The center shifts. The standards of validity are rewritten to accommodate what was formerly unacceptable. Just as failure to call out a lie against science and reason shifts public opinion toward the lie and away from the scientific truth. People have a habit of balancing opposing arguments, and if the false argument is not repudiated, whether out of politeness or laziness or cowardice or bad habit, it corrupts the public conversation and the public conception of what is true. Barack Obama has chosen to match political extremism and bigotry and anti-science unreason and outright dishonesty with moderation and reason and tolerance and honesty.

Reason has a disadvantage when it is confronted by unreason. Unreason is louder, it is more fanatical, it is more stubborn, it is narrow minded and will not listen to dispute. President Obama has responded reasonably and tolerantly to the unreason and bigotry of his opponents. Does answering intolerance with tolerance make him a hypocrite? No. He was only tolerant in allowing the bigots the freedom to speak. As Voltaire put it “‘I disapprove of what you say, but I will defend to the death your right to say it.”

Which puts truth and science and reason and tolerance at a tactical disadvantage. When the Democratic Party repudiated racism the Republicans seized that opening. Knowing that no politician would win by calling the voters bigots, the GOP decided to embrace the bigots and this tactical advantage.

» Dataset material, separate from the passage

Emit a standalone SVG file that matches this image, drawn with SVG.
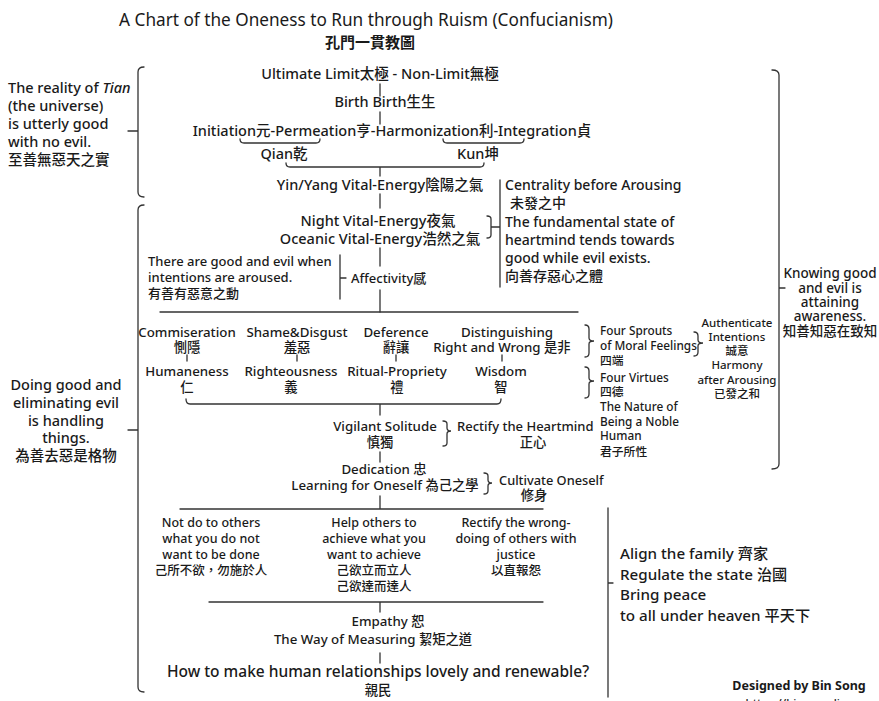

Which means that reasonable people need to engage in the argument instead of relaxing in the comfortable belief that they are right and the comfortable habit of not getting angry about someone else’s offensive beliefs. We cannot relax and feel confident that falsehood will be evident to everyone hearing it. We cannot be confident that everyone will see and repudiate racism or unreason or hypocrisy or unAmerican values without our taking the trouble to point them out. We are obligated to repudiate bigotry and unreason and dysfunction and to place the blame for these things squarely on those causing them. If we do not we are making it likelier that the ugly dishonest things we deplore will become the norm.